● Information provided
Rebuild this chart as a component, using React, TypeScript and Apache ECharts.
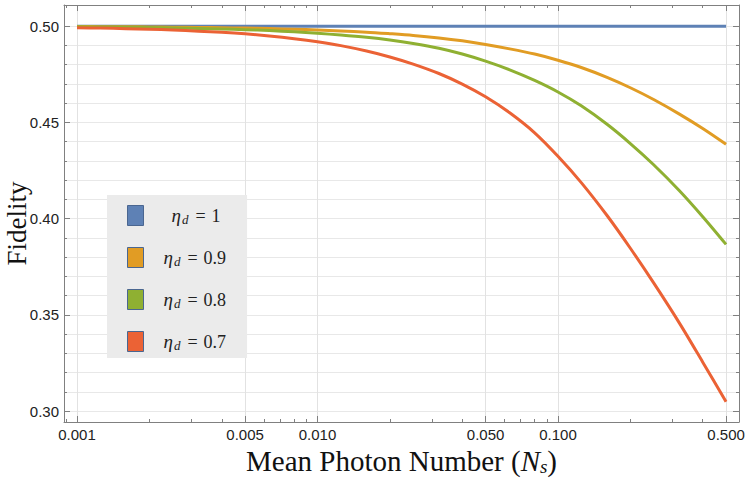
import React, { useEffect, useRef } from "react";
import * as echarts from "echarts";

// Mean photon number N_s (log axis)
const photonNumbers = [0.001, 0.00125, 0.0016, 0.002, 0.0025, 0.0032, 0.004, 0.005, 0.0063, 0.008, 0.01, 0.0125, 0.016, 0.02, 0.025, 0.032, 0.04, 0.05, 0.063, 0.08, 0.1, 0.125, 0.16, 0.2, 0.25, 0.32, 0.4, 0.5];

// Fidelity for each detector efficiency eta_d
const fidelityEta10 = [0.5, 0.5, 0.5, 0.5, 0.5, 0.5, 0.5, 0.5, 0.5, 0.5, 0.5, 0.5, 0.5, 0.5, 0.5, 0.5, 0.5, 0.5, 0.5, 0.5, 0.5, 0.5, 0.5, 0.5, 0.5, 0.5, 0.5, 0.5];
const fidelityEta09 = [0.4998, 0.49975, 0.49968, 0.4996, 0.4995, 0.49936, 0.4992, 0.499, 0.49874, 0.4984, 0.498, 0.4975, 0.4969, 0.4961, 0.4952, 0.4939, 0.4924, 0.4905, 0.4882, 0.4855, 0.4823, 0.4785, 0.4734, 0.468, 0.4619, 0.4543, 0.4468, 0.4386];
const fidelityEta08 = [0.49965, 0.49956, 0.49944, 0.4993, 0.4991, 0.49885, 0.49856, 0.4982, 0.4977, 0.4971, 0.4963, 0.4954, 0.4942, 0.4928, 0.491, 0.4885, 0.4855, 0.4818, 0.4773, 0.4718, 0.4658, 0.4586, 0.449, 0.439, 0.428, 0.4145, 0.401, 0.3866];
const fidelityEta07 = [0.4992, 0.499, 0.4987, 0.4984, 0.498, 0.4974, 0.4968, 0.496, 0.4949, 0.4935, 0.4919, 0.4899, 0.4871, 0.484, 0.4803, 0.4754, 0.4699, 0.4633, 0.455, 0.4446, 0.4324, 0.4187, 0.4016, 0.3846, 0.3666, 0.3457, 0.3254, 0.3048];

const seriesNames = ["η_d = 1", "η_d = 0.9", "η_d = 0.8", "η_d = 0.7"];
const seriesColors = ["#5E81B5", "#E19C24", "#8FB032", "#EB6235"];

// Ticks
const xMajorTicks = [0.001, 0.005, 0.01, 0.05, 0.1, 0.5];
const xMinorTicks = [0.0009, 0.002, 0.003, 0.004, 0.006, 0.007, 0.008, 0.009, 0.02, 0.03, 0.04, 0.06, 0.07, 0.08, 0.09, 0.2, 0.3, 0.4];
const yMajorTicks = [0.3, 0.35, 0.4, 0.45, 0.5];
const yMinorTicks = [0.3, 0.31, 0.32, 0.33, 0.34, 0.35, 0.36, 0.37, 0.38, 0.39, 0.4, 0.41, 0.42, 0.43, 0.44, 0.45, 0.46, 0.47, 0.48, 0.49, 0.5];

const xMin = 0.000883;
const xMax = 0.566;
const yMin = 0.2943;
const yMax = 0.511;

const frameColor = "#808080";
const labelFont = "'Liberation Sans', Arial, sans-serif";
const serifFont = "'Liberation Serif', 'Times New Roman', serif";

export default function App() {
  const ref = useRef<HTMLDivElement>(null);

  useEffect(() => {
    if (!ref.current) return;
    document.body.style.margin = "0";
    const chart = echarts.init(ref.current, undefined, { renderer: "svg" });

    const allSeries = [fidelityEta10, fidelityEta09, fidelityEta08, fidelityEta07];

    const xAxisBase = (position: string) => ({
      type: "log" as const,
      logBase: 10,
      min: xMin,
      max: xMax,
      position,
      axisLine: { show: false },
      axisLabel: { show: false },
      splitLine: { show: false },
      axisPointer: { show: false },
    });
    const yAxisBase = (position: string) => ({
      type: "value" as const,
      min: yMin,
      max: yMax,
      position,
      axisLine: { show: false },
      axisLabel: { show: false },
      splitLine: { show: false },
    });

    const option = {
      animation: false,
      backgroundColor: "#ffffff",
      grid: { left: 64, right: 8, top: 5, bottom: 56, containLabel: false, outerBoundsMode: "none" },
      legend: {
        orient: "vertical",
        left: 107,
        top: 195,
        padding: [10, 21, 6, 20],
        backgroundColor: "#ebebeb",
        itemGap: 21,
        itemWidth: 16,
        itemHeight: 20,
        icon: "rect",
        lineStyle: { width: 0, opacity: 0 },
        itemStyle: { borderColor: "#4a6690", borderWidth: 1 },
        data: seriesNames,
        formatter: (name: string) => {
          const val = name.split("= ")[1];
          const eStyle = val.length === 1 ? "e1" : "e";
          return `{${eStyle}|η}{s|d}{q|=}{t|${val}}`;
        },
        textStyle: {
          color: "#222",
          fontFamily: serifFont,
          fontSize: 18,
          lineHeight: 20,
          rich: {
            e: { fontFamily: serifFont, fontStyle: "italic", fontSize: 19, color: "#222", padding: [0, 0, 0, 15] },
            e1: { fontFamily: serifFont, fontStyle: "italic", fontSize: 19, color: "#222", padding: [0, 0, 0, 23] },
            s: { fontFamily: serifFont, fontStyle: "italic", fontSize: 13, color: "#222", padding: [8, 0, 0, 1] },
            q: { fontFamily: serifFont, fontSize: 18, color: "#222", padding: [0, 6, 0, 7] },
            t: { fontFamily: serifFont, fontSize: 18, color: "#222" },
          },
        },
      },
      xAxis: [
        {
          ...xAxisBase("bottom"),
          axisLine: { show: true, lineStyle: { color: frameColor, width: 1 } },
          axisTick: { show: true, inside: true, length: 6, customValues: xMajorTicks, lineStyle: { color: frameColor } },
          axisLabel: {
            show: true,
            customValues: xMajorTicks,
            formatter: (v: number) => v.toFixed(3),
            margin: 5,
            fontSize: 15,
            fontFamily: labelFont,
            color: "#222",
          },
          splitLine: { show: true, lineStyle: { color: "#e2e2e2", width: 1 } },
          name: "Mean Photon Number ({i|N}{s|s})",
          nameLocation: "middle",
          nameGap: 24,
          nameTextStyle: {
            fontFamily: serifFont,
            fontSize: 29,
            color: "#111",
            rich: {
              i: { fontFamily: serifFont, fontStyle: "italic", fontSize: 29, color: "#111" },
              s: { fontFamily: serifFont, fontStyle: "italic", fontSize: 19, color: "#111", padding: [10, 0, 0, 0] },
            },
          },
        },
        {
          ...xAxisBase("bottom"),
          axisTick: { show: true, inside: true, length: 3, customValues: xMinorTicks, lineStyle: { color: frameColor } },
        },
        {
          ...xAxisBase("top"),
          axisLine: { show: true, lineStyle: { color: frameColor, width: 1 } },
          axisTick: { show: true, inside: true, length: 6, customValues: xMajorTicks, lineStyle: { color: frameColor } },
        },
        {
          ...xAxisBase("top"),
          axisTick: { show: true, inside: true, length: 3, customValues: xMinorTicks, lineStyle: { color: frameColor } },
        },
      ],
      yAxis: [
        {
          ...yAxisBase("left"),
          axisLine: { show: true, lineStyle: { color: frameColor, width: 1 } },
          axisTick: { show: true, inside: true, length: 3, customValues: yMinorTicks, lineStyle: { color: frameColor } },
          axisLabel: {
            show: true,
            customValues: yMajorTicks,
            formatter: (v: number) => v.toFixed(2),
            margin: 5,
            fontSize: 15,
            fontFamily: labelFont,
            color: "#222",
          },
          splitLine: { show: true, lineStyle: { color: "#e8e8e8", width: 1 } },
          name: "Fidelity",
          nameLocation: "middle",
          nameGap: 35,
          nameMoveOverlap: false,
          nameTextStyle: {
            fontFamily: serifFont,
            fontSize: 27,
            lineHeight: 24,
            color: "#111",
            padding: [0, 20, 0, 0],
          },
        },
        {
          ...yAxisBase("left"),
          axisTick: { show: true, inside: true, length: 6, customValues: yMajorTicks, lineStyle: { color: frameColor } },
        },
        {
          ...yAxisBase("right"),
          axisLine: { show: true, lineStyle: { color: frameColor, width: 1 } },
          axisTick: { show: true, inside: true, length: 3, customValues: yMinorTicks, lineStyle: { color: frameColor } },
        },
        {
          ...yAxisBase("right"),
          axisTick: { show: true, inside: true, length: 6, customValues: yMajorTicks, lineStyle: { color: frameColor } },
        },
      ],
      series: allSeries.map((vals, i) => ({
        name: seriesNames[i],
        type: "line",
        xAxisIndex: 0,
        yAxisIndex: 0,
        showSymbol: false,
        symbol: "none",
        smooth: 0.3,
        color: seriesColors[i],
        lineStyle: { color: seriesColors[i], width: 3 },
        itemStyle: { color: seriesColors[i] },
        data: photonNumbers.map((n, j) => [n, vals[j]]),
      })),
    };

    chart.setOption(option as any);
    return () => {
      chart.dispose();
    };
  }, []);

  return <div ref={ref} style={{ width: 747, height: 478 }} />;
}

● Your instructions
Find each line that has the word "React", then copy it out.

● Task response
Rebuild this chart as a component, using React, TypeScript and Apache ECharts.
import React, { useEffect, useRef } from "react";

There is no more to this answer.